BRIEF => Only the lines from the one with "Write the Bokeh code for this chart." through the one with "from bokeh.core.properties import value" are to be restated, word for word, with both of them included.

LISTING =>
— START —
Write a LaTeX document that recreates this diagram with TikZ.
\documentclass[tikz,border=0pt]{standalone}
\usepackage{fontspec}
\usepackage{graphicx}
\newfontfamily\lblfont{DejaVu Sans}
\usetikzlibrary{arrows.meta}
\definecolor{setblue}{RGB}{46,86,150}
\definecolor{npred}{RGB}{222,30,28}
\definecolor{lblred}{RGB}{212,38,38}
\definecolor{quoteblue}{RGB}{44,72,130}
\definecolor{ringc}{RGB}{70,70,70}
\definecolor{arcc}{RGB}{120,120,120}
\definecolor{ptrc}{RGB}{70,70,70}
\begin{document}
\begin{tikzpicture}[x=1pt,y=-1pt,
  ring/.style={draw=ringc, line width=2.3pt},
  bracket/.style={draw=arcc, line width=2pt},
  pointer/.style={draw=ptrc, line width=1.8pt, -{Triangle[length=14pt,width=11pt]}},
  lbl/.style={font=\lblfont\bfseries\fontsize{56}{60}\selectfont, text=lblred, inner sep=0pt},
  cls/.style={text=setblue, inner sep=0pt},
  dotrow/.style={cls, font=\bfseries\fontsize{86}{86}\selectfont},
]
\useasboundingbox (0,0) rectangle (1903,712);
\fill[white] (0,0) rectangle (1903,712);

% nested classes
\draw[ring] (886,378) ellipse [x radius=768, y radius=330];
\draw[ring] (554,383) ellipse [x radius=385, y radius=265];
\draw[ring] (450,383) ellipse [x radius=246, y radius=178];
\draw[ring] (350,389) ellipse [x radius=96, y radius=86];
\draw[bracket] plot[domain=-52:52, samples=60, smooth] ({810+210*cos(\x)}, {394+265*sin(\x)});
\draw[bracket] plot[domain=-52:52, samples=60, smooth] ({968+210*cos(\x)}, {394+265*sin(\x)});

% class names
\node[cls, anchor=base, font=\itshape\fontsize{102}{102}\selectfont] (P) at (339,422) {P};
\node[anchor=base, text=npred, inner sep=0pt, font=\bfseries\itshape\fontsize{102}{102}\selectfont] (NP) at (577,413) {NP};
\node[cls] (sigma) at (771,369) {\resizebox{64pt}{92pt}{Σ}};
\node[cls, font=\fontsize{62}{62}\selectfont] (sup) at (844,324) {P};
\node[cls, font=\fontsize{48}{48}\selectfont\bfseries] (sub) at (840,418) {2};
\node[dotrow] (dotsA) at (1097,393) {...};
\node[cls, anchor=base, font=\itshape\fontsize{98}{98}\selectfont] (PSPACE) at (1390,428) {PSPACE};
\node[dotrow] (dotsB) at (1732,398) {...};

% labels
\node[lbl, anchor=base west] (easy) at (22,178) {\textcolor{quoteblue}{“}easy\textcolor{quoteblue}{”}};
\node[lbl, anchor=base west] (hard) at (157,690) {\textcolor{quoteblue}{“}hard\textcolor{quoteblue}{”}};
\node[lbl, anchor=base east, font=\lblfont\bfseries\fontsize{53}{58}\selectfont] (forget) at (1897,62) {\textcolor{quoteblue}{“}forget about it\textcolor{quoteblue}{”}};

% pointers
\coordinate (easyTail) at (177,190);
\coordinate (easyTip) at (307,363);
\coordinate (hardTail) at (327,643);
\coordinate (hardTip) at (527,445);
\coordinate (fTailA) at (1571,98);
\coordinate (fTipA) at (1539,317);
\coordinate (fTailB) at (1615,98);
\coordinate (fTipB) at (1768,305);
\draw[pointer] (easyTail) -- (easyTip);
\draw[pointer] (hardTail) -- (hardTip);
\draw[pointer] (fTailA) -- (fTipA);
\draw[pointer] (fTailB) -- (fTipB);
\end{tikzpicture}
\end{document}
— END —
— START —
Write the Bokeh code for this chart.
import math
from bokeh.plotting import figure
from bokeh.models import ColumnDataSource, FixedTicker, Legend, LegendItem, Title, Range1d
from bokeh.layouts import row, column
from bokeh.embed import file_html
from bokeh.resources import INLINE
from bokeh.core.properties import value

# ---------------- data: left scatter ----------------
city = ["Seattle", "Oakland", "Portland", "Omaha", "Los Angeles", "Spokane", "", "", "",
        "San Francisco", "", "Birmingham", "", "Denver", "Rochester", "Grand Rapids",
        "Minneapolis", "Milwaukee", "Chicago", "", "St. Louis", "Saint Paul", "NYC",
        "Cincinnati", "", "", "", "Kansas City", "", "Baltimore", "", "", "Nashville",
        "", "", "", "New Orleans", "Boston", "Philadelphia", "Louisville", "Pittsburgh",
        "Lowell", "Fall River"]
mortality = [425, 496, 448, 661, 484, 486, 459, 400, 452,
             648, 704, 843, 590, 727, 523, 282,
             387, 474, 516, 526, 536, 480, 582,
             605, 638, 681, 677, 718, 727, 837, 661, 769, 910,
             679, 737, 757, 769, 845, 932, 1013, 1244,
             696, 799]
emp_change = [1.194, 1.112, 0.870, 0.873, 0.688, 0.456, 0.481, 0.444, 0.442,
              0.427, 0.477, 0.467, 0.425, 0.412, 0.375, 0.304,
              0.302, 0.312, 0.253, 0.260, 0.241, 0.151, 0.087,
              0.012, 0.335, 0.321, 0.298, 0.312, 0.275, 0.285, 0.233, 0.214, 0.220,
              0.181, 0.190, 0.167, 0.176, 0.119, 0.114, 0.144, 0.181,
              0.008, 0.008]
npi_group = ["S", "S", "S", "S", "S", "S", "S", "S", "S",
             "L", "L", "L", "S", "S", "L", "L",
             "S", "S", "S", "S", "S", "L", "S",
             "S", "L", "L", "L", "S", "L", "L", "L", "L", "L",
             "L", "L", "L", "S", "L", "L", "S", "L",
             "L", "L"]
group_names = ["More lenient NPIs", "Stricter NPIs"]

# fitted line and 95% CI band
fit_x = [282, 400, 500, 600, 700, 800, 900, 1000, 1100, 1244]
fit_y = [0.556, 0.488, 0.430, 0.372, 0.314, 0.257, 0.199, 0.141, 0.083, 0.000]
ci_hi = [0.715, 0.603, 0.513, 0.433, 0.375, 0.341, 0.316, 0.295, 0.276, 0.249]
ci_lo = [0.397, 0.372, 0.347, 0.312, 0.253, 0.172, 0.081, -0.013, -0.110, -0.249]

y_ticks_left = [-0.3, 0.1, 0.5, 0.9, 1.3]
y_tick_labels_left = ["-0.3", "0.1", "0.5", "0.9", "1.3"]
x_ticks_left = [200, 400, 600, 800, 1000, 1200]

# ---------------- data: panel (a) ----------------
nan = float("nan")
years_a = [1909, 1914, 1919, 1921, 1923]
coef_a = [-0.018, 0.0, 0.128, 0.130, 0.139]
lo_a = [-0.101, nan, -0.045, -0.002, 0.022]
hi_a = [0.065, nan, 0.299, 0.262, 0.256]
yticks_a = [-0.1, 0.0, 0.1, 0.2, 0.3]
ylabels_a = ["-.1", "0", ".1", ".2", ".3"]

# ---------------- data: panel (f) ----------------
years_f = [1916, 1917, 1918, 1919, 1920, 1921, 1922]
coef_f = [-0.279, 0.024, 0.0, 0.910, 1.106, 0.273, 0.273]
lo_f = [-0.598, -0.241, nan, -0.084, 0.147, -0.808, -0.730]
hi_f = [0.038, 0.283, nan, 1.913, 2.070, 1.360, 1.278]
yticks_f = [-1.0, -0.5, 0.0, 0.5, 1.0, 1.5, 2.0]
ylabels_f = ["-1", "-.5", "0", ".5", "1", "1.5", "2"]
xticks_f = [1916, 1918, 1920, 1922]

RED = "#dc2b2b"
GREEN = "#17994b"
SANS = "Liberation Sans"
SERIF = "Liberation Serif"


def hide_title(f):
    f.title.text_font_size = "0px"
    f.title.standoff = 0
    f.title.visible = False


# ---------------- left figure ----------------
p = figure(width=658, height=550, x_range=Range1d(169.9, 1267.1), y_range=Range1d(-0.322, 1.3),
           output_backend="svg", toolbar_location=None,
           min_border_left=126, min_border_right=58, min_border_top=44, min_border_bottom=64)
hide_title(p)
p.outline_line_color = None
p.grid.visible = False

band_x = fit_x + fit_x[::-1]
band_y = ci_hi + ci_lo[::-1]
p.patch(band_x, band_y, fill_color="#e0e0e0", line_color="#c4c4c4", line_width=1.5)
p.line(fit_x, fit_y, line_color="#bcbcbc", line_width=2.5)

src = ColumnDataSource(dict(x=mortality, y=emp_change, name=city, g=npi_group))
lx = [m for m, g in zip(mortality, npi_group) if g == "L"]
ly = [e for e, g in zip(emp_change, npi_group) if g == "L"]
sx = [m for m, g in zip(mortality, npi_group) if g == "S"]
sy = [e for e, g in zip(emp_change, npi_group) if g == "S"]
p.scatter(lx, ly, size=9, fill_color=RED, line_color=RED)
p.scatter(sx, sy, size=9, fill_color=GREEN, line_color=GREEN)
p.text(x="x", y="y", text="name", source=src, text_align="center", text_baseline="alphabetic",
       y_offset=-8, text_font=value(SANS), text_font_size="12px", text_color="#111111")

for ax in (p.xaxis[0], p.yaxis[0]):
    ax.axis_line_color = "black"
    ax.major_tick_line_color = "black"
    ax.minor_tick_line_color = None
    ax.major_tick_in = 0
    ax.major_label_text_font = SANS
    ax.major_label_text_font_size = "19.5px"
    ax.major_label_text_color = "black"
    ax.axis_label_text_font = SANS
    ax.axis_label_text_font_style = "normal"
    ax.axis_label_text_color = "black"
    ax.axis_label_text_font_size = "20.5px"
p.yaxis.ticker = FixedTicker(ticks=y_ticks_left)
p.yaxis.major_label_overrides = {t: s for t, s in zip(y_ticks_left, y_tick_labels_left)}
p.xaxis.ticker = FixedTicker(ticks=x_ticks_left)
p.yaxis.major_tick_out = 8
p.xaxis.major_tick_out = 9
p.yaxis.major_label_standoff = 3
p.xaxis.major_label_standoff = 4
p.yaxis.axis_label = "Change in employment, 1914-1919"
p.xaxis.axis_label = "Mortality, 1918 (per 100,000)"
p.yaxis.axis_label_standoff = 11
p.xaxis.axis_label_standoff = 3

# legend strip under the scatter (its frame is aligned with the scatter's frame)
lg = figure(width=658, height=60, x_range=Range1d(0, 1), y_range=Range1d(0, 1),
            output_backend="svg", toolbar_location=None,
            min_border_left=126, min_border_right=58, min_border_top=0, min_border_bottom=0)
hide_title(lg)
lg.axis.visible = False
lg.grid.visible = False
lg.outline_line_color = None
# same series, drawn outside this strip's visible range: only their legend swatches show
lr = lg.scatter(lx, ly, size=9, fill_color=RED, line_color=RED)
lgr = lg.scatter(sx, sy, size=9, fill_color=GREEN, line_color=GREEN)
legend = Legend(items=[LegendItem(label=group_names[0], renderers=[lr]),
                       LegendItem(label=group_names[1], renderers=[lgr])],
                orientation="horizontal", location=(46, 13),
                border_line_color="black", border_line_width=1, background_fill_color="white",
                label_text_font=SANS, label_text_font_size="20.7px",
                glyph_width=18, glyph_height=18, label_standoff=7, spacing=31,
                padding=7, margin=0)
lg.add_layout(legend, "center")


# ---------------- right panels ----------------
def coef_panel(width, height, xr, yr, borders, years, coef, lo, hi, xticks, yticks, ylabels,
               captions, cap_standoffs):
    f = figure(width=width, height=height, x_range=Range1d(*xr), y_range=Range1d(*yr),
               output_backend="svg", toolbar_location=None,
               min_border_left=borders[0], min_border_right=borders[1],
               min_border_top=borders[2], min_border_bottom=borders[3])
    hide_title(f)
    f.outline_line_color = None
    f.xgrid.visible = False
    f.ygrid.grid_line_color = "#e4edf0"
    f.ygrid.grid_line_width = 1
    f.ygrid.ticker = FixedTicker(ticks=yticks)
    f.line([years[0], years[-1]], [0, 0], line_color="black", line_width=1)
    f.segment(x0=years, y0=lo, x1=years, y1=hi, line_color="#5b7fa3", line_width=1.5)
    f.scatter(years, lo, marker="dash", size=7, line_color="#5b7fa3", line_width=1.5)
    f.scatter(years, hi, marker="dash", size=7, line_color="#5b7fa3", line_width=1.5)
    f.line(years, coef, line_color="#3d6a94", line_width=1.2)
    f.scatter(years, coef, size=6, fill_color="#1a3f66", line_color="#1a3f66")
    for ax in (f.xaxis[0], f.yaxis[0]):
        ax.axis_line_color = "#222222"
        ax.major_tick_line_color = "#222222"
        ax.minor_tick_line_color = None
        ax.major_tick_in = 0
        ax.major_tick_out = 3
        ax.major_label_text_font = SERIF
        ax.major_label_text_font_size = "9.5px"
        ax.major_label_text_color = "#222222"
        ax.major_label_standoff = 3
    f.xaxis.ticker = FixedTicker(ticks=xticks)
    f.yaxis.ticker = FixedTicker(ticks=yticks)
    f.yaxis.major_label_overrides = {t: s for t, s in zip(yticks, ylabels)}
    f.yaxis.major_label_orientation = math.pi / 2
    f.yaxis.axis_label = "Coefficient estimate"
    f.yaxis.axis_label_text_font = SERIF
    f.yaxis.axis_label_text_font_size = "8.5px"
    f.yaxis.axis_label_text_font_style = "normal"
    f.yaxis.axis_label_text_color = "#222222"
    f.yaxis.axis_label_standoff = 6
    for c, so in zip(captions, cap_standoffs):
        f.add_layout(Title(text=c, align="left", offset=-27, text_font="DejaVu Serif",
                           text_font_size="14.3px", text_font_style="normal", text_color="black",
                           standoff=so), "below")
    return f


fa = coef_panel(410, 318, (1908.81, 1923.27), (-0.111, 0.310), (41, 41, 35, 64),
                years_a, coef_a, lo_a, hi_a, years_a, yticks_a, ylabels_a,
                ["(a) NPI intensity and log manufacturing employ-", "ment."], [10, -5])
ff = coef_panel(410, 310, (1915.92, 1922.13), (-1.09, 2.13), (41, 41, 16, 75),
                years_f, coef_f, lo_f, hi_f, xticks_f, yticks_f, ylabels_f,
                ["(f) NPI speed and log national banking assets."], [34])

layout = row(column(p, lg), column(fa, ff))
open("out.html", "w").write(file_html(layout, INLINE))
— END —
SOLUTION FOR THIS EXERCISE =>
Write the Bokeh code for this chart.
import math
from bokeh.plotting import figure
from bokeh.models import ColumnDataSource, FixedTicker, Legend, LegendItem, Title, Range1d
from bokeh.layouts import row, column
from bokeh.embed import file_html
from bokeh.resources import INLINE
from bokeh.core.properties import value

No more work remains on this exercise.